Quantum Physics And The Fabric Of Space-Time
Quantum theory does not live in a vacuum; it collides head-on with another pillar of modern physics: general relativity. Relativity describes gravity as the curvature of space-time itself, working beautifully for planets, stars, and galaxies. Quantum mechanics, by contrast, shines at the scale of atoms and particles. Trying to merge these two into a single picture leads to serious tension and hints that our understanding of reality is still incomplete.
Some approaches to quantum gravity, like certain versions of loop quantum gravity or holographic ideas, suggest that space and time might not be fundamental at all. Instead, they could emerge from more basic quantum relationships, the way a smooth liquid emerges from countless individual molecules. If this line of thinking is right, then reality as we experience it – continuous, flowing, and three-dimensional – could be more like a high-resolution illusion built on an invisible quantum network.
How Quantum Physics Rewrites Our Sense Of “Real”
Living at human scale, it’s natural to think of reality as solid objects following clear rules: things are here or there, now or later, cause then effect. Quantum physics quietly shreds that picture. It replaces it with a world where objects blur into waves of possibility, distant events link up in ways that defy simple cause-and-effect stories, and certainty gives way to structured uncertainty. The gap between how the world feels and how it seems to fundamentally operate is wide and unsettling.
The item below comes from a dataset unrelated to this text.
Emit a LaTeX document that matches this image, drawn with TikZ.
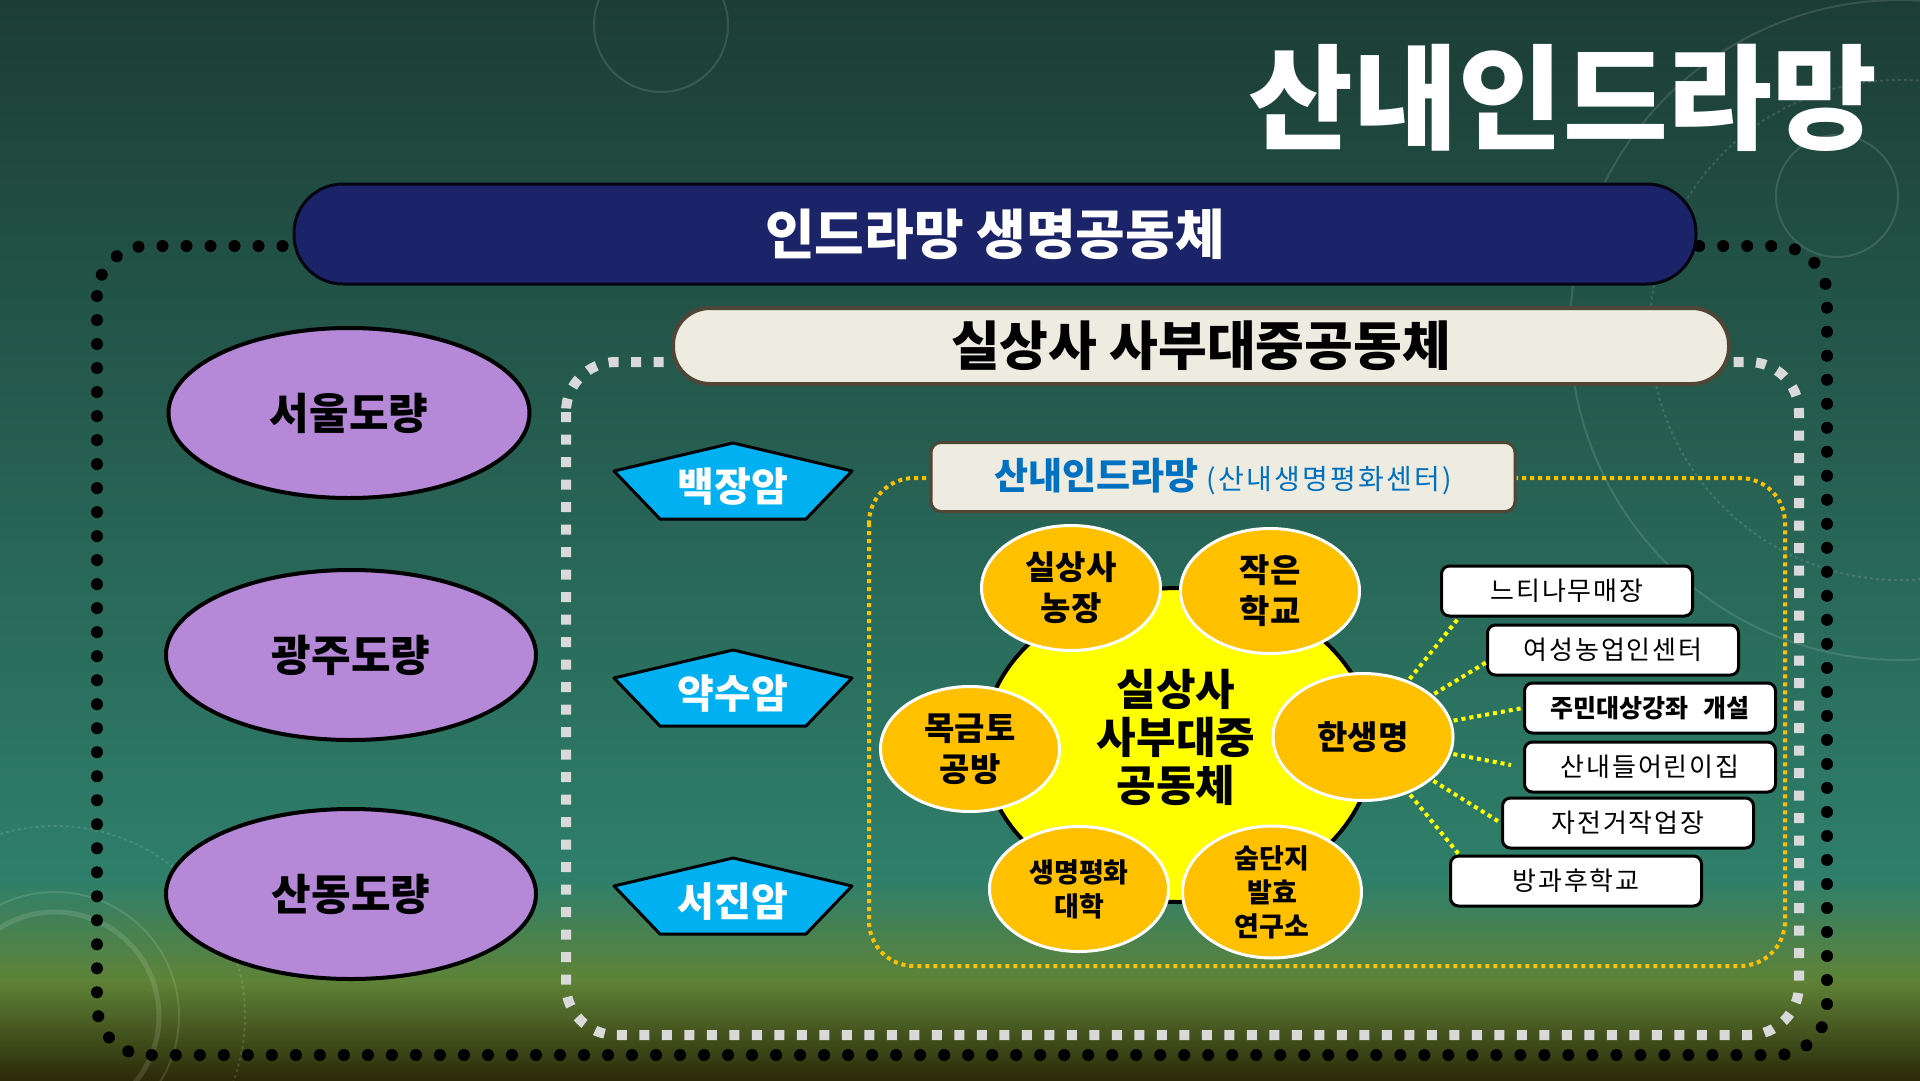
\documentclass[tikz,border=0pt]{standalone}
\usepackage{fontspec}
\setmainfont{Noto Sans CJK KR}
\usetikzlibrary{calc,shapes.geometric}
\definecolor{bgTop}{HTML}{1C3D35}
\definecolor{bgMid}{HTML}{2F7F6B}
\definecolor{bgOlive}{HTML}{5F8337}
\definecolor{bgBot}{HTML}{2B2A08}
\definecolor{navyC}{HTML}{1B2468}
\definecolor{creamC}{HTML}{EEEBE1}
\definecolor{creamB}{HTML}{4F4637}
\definecolor{purpleC}{HTML}{B589D8}
\definecolor{blueC}{HTML}{00B0F0}
\definecolor{orangeC}{HTML}{FFC000}
\definecolor{yelC}{HTML}{FFFF00}
\definecolor{greyD}{HTML}{D9D9D9}
\definecolor{labelBlue}{HTML}{0070C0}
\newcommand\fs[1]{\fontsize{#1}{#1}\selectfont}
\begin{document}
\begin{tikzpicture}[x=1pt,y=-1pt,
  deco/.style={draw=white, draw opacity=0.12, line width=2pt},
  blackdots/.style={draw=black, line width=12pt, line cap=round, dash pattern=on 0.01pt off 24pt},
  whitedash/.style={draw=greyD, line width=10pt, dash pattern=on 10pt off 12.5pt},
  golddots/.style={draw=orangeC, line width=4pt, dash pattern=on 4pt off 4pt},
  ylink/.style={draw=yelC, line width=4pt, dash pattern=on 4pt off 4pt},
  purp/.style={ellipse, draw=black, line width=4pt, fill=purpleC, minimum width=370pt, minimum height=170pt, font=\bfseries\fs{43}},
  pent/.style={draw=black, line width=3pt, fill=blueC, line join=round},
  penttext/.style={text=white, font=\bfseries\fs{40}},
  bubble/.style={ellipse, draw=white, line width=3pt, fill=orangeC, minimum width=179pt, minimum height=125pt, inner sep=0pt, align=center, font=\bfseries\fontsize{33}{41}\selectfont},
  bubblesm/.style={bubble, font=\bfseries\fontsize{27}{34}\selectfont},
  rbox/.style={rectangle, rounded corners=8pt, draw=black, line width=3pt, fill=white, minimum width=251pt, minimum height=50pt, inner sep=0pt, font=\fs{26}\addfontfeatures{LetterSpace=7}}
]
\useasboundingbox (0,0) rectangle (1920,1080);
% background
\shade[top color=bgTop, bottom color=bgMid] (0,0) rectangle (1920,881);
\shade[top color=bgMid, bottom color=bgOlive] (0,880) rectangle (1920,981);
\shade[top color=bgOlive, bottom color=bgBot] (0,980) rectangle (1920,1080);
% faint decorative dials
\draw[deco] (661,25) circle (67);
\draw[deco] (1837,196) circle (61);
\draw[deco] (1900,330) circle (330);
\draw[deco, dashed] (1900,330) circle (250);
\draw[deco, line width=5pt] (55,1016) circle (104);
\draw[deco] (55,1016) circle (124);
\draw[deco, dashed] (55,1016) circle (190);
% outer black dotted frame
\draw[blackdots, rounded corners=50pt] (97,246) rectangle (1827,1055);
% navy bar
\node[rectangle, rounded corners=49pt, draw=black!85!navyC, line width=3pt, fill=navyC, minimum width=1402pt, minimum height=100pt, text=white, font=\bfseries\fs{54}] (navy) at (995,234) {인드라망 생명공동체};
% white dashed frame
\draw[whitedash, rounded corners=50pt] (566,362) rectangle (1799,1035);
% cream bar
\node[rectangle, rounded corners=37pt, draw=creamB, line width=4pt, fill=creamC, minimum width=1056pt, minimum height=76pt, font=\bfseries\fs{53}] (cream) at (1201,346) {실상사 사부대중공동체};
% purple ellipses
\node[purp, minimum width=361pt] (seoul) at (349,413) {서울도량};
\node[purp] (gwangju) at (351,655) {광주도량};
\node[purp] (sandong) at (351,894) {산동도량};
% blue pentagons
\foreach \n/\y/\t in {baek/487/백장암, yaksu/694/약수암, seojin/902/서진암}{
  \draw[pent] (733,\y) ++(0,-44) -- ++(-119,28) -- ++(46,48) -- ++(146,0) -- ++(46,-48) -- cycle;
  \node[penttext] (\n) at (733,\y) {\t};
}
% gold dotted frame
\draw[golddots, rounded corners=45pt] (869,478) rectangle (1785,966);
% label box
\node[rectangle, rounded corners=10pt, draw=creamB, line width=3pt, fill=creamC, minimum width=584pt, minimum height=69pt, text=labelBlue] (label) at (1223,477) {{\bfseries\fs{37}산내인드라망}\hspace{8pt}{\fs{28}\addfontfeatures{LetterSpace=8}(산내생명평화센터)}};
% central yellow disc
\draw[draw=black, line width=4pt, fill=yelC] (1178,745) ellipse [x radius=195, y radius=157];
\node[align=center, font=\bfseries\fontsize{43}{48}\selectfont] (core) at (1176,737) {실상사\\사부대중\\공동체};
% right boxes
\node[rbox] (b1) at (1567,591) {느티나무매장};
\node[rbox] (b2) at (1613,650) {여성농업인센터};
\node[rbox, font=\bfseries\fs{25}] (b3) at (1650,708) {주민대상강좌\hspace{10pt} 개설};
\node[rbox] (b4) at (1650,767) {산내들어린이집};
\node[rbox] (b5) at (1628,823) {자전거작업장};
\node[rbox] (b6) at (1576,881) {방과후학교};
% bubbles
\node[bubble] (farm) at (1071,588) {실상사\\농장};
\node[bubble] (school) at (1270,591) {작은\\학교};
\node[bubble] (mokgeum) at (970,749) {목금토\\공방};
\node[bubblesm] (univ) at (1079,889) {생명평화\\대학};
\node[bubblesm, minimum height=127pt] (sum) at (1272,892) {숨단지\\발효\\연구소};
% connectors from 한생명 to the boxes
\coordinate (e1) at ($(b1.south west)+(19,0)$);
\coordinate (e2) at ($(b2.south west)+(0,-14)$);
\coordinate (e4) at ($(b4.west)+(-12,-2)$);
\coordinate (e6) at ($(b6.north west)+(10,0)$);
\node[bubble, minimum width=180pt, minimum height=127pt] (hs) at (1363,737) {한생명};
\begin{scope}[on background layer/.style={}]
\end{scope}
\draw[ylink, shorten <=2pt] (hs) -- (e1);
\draw[ylink, shorten <=2pt] (hs) -- (e2);
\draw[ylink, shorten <=2pt] (hs) -- (b3.west);
\draw[ylink, shorten <=2pt] (hs) -- (e4);
\draw[ylink, shorten <=2pt] (hs) -- (b5.west);
\draw[ylink, shorten <=2pt] (hs) -- (e6);
% title
\node[text=white, font=\bfseries\fs{114}] (title) at (1563,98) {산내인드라망};
\end{tikzpicture}
\end{document}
Yet this gap is also strangely liberating. It reminds us that our everyday intuitions are tuned for survival, not for truth at the deepest levels of nature. The quantum realm shows that reality is richer, stranger, and more flexible than any simple mechanical model. It shapes everything from the light in our devices to the reactions in our bodies, whether we understand it or not. The question that lingers is simple and disorienting: how much of what you take for granted about reality would you still trust after peering into the quantum world?